Copy out the material below in full, but not its images.
■ ■ ■ ■ ■ ■ ■
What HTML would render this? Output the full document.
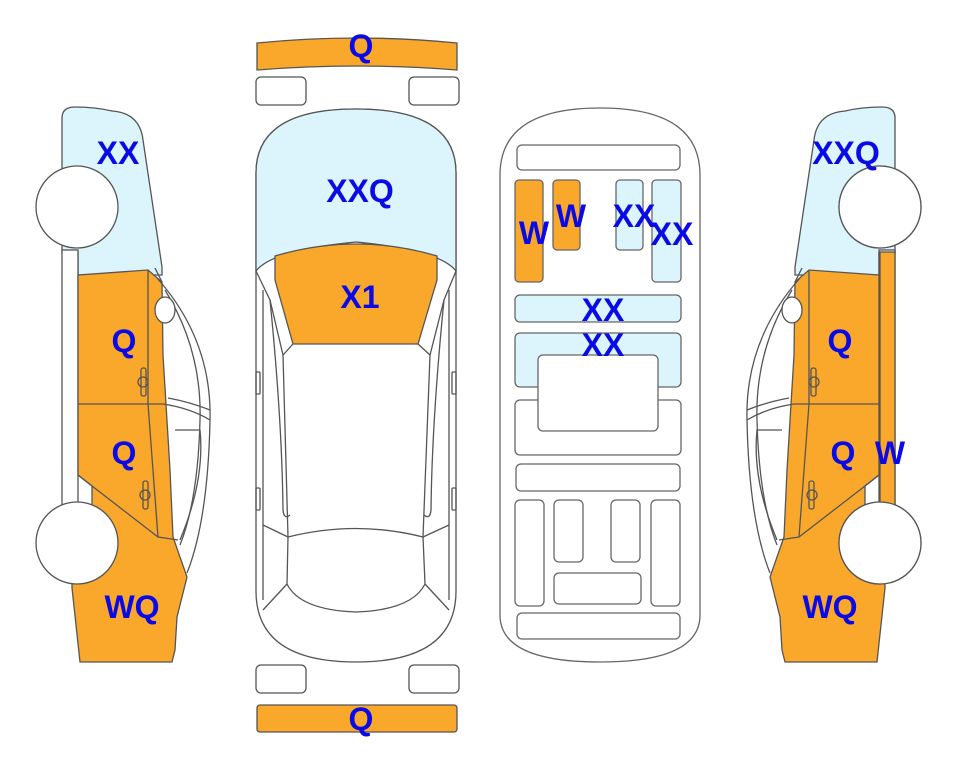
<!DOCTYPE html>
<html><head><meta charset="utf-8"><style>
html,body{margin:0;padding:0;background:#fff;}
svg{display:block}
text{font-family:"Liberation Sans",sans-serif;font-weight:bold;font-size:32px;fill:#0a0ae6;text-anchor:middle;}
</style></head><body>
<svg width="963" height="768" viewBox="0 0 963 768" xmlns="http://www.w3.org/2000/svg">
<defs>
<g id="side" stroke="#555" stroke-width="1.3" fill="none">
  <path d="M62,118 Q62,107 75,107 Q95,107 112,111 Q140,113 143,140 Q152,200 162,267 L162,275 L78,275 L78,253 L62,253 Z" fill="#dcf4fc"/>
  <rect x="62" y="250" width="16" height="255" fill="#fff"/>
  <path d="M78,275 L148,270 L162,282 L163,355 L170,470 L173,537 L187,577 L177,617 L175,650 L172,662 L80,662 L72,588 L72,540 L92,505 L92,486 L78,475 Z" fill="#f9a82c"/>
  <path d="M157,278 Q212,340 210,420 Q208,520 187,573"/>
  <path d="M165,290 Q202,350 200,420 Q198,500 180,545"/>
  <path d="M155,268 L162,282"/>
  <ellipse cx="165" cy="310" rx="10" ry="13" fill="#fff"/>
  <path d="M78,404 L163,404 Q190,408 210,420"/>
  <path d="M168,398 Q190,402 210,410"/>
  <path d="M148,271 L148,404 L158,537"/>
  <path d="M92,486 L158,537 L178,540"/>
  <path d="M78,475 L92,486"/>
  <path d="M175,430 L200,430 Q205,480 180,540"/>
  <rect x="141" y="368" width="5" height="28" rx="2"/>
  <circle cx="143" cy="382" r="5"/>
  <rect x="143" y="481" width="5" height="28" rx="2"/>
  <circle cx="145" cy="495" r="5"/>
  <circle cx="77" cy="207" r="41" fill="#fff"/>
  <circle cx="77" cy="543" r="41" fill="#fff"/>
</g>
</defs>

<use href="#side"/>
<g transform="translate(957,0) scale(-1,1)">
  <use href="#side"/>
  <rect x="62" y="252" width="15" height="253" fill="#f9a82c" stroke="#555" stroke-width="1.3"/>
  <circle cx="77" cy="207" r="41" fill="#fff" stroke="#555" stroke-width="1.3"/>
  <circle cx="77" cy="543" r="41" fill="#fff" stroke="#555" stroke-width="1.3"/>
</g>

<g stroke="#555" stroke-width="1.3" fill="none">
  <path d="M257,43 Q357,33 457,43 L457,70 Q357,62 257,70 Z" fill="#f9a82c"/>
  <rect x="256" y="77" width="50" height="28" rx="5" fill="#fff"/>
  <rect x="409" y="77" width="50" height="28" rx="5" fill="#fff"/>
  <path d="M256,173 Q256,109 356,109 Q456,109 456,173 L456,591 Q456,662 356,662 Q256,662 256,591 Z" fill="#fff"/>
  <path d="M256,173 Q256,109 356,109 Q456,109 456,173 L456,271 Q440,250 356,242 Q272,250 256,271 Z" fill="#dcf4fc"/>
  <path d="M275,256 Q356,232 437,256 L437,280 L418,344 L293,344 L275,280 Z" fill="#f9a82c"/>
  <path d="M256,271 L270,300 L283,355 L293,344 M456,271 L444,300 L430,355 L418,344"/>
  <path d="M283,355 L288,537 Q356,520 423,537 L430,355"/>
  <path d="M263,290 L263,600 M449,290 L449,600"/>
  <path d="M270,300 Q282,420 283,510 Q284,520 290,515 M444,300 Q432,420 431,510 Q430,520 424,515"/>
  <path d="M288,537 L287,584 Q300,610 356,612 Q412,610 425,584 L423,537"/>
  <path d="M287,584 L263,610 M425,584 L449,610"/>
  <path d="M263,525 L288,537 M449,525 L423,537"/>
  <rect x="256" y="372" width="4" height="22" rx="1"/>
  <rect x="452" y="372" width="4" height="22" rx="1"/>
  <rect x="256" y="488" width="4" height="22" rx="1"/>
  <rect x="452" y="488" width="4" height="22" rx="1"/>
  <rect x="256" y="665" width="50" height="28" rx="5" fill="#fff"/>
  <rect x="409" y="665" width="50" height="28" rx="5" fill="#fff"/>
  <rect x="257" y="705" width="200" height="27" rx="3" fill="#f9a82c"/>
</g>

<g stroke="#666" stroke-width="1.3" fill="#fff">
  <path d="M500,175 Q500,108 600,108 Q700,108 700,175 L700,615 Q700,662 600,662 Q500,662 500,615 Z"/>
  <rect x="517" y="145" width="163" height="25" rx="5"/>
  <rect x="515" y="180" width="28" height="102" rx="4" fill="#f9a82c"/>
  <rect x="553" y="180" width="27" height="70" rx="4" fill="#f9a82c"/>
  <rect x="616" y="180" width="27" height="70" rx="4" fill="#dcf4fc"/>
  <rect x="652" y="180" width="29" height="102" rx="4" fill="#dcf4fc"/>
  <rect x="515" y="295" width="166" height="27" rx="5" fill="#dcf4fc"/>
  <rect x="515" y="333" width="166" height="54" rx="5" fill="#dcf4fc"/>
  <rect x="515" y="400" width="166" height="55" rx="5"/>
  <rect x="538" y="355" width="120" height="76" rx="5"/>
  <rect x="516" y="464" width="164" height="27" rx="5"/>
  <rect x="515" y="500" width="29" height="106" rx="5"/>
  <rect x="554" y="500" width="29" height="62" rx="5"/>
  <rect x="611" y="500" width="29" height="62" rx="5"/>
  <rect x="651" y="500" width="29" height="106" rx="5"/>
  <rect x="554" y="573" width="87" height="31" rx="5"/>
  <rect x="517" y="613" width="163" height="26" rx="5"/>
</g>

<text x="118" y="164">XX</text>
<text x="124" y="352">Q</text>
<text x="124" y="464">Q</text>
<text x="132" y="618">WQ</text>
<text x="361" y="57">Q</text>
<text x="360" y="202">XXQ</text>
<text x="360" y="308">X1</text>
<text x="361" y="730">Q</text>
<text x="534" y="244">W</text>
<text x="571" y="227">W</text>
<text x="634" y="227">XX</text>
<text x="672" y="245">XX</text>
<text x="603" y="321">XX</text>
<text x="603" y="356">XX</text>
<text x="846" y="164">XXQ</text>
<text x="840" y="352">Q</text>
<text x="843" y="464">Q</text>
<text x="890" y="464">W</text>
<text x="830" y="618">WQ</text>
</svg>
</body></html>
■ ■ ■ ■ ■ ■ ■
• Full output:
What HTML would render this? Output the full document.
<!DOCTYPE html>
<html><head><meta charset="utf-8"><style>
html,body{margin:0;padding:0;background:#fff;}
svg{display:block}
text{font-family:"Liberation Sans",sans-serif;font-weight:bold;font-size:32px;fill:#0a0ae6;text-anchor:middle;}
</style></head><body>
<svg width="963" height="768" viewBox="0 0 963 768" xmlns="http://www.w3.org/2000/svg">
<defs>
<g id="side" stroke="#555" stroke-width="1.3" fill="none">
  <path d="M62,118 Q62,107 75,107 Q95,107 112,111 Q140,113 143,140 Q152,200 162,267 L162,275 L78,275 L78,253 L62,253 Z" fill="#dcf4fc"/>
  <rect x="62" y="250" width="16" height="255" fill="#fff"/>
  <path d="M78,275 L148,270 L162,282 L163,355 L170,470 L173,537 L187,577 L177,617 L175,650 L172,662 L80,662 L72,588 L72,540 L92,505 L92,486 L78,475 Z" fill="#f9a82c"/>
  <path d="M157,278 Q212,340 210,420 Q208,520 187,573"/>
  <path d="M165,290 Q202,350 200,420 Q198,500 180,545"/>
  <path d="M155,268 L162,282"/>
  <ellipse cx="165" cy="310" rx="10" ry="13" fill="#fff"/>
  <path d="M78,404 L163,404 Q190,408 210,420"/>
  <path d="M168,398 Q190,402 210,410"/>
  <path d="M148,271 L148,404 L158,537"/>
  <path d="M92,486 L158,537 L178,540"/>
  <path d="M78,475 L92,486"/>
  <path d="M175,430 L200,430 Q205,480 180,540"/>
  <rect x="141" y="368" width="5" height="28" rx="2"/>
  <circle cx="143" cy="382" r="5"/>
  <rect x="143" y="481" width="5" height="28" rx="2"/>
  <circle cx="145" cy="495" r="5"/>
  <circle cx="77" cy="207" r="41" fill="#fff"/>
  <circle cx="77" cy="543" r="41" fill="#fff"/>
</g>
</defs>

<use href="#side"/>
<g transform="translate(957,0) scale(-1,1)">
  <use href="#side"/>
  <rect x="62" y="252" width="15" height="253" fill="#f9a82c" stroke="#555" stroke-width="1.3"/>
  <circle cx="77" cy="207" r="41" fill="#fff" stroke="#555" stroke-width="1.3"/>
  <circle cx="77" cy="543" r="41" fill="#fff" stroke="#555" stroke-width="1.3"/>
</g>

<g stroke="#555" stroke-width="1.3" fill="none">
  <path d="M257,43 Q357,33 457,43 L457,70 Q357,62 257,70 Z" fill="#f9a82c"/>
  <rect x="256" y="77" width="50" height="28" rx="5" fill="#fff"/>
  <rect x="409" y="77" width="50" height="28" rx="5" fill="#fff"/>
  <path d="M256,173 Q256,109 356,109 Q456,109 456,173 L456,591 Q456,662 356,662 Q256,662 256,591 Z" fill="#fff"/>
  <path d="M256,173 Q256,109 356,109 Q456,109 456,173 L456,271 Q440,250 356,242 Q272,250 256,271 Z" fill="#dcf4fc"/>
  <path d="M275,256 Q356,232 437,256 L437,280 L418,344 L293,344 L275,280 Z" fill="#f9a82c"/>
  <path d="M256,271 L270,300 L283,355 L293,344 M456,271 L444,300 L430,355 L418,344"/>
  <path d="M283,355 L288,537 Q356,520 423,537 L430,355"/>
  <path d="M263,290 L263,600 M449,290 L449,600"/>
  <path d="M270,300 Q282,420 283,510 Q284,520 290,515 M444,300 Q432,420 431,510 Q430,520 424,515"/>
  <path d="M288,537 L287,584 Q300,610 356,612 Q412,610 425,584 L423,537"/>
  <path d="M287,584 L263,610 M425,584 L449,610"/>
  <path d="M263,525 L288,537 M449,525 L423,537"/>
  <rect x="256" y="372" width="4" height="22" rx="1"/>
  <rect x="452" y="372" width="4" height="22" rx="1"/>
  <rect x="256" y="488" width="4" height="22" rx="1"/>
  <rect x="452" y="488" width="4" height="22" rx="1"/>
  <rect x="256" y="665" width="50" height="28" rx="5" fill="#fff"/>
  <rect x="409" y="665" width="50" height="28" rx="5" fill="#fff"/>
  <rect x="257" y="705" width="200" height="27" rx="3" fill="#f9a82c"/>
</g>

<g stroke="#666" stroke-width="1.3" fill="#fff">
  <path d="M500,175 Q500,108 600,108 Q700,108 700,175 L700,615 Q700,662 600,662 Q500,662 500,615 Z"/>
  <rect x="517" y="145" width="163" height="25" rx="5"/>
  <rect x="515" y="180" width="28" height="102" rx="4" fill="#f9a82c"/>
  <rect x="553" y="180" width="27" height="70" rx="4" fill="#f9a82c"/>
  <rect x="616" y="180" width="27" height="70" rx="4" fill="#dcf4fc"/>
  <rect x="652" y="180" width="29" height="102" rx="4" fill="#dcf4fc"/>
  <rect x="515" y="295" width="166" height="27" rx="5" fill="#dcf4fc"/>
  <rect x="515" y="333" width="166" height="54" rx="5" fill="#dcf4fc"/>
  <rect x="515" y="400" width="166" height="55" rx="5"/>
  <rect x="538" y="355" width="120" height="76" rx="5"/>
  <rect x="516" y="464" width="164" height="27" rx="5"/>
  <rect x="515" y="500" width="29" height="106" rx="5"/>
  <rect x="554" y="500" width="29" height="62" rx="5"/>
  <rect x="611" y="500" width="29" height="62" rx="5"/>
  <rect x="651" y="500" width="29" height="106" rx="5"/>
  <rect x="554" y="573" width="87" height="31" rx="5"/>
  <rect x="517" y="613" width="163" height="26" rx="5"/>
</g>

<text x="118" y="164">XX</text>
<text x="124" y="352">Q</text>
<text x="124" y="464">Q</text>
<text x="132" y="618">WQ</text>
<text x="361" y="57">Q</text>
<text x="360" y="202">XXQ</text>
<text x="360" y="308">X1</text>
<text x="361" y="730">Q</text>
<text x="534" y="244">W</text>
<text x="571" y="227">W</text>
<text x="634" y="227">XX</text>
<text x="672" y="245">XX</text>
<text x="603" y="321">XX</text>
<text x="603" y="356">XX</text>
<text x="846" y="164">XXQ</text>
<text x="840" y="352">Q</text>
<text x="843" y="464">Q</text>
<text x="890" y="464">W</text>
<text x="830" y="618">WQ</text>
</svg>
</body></html>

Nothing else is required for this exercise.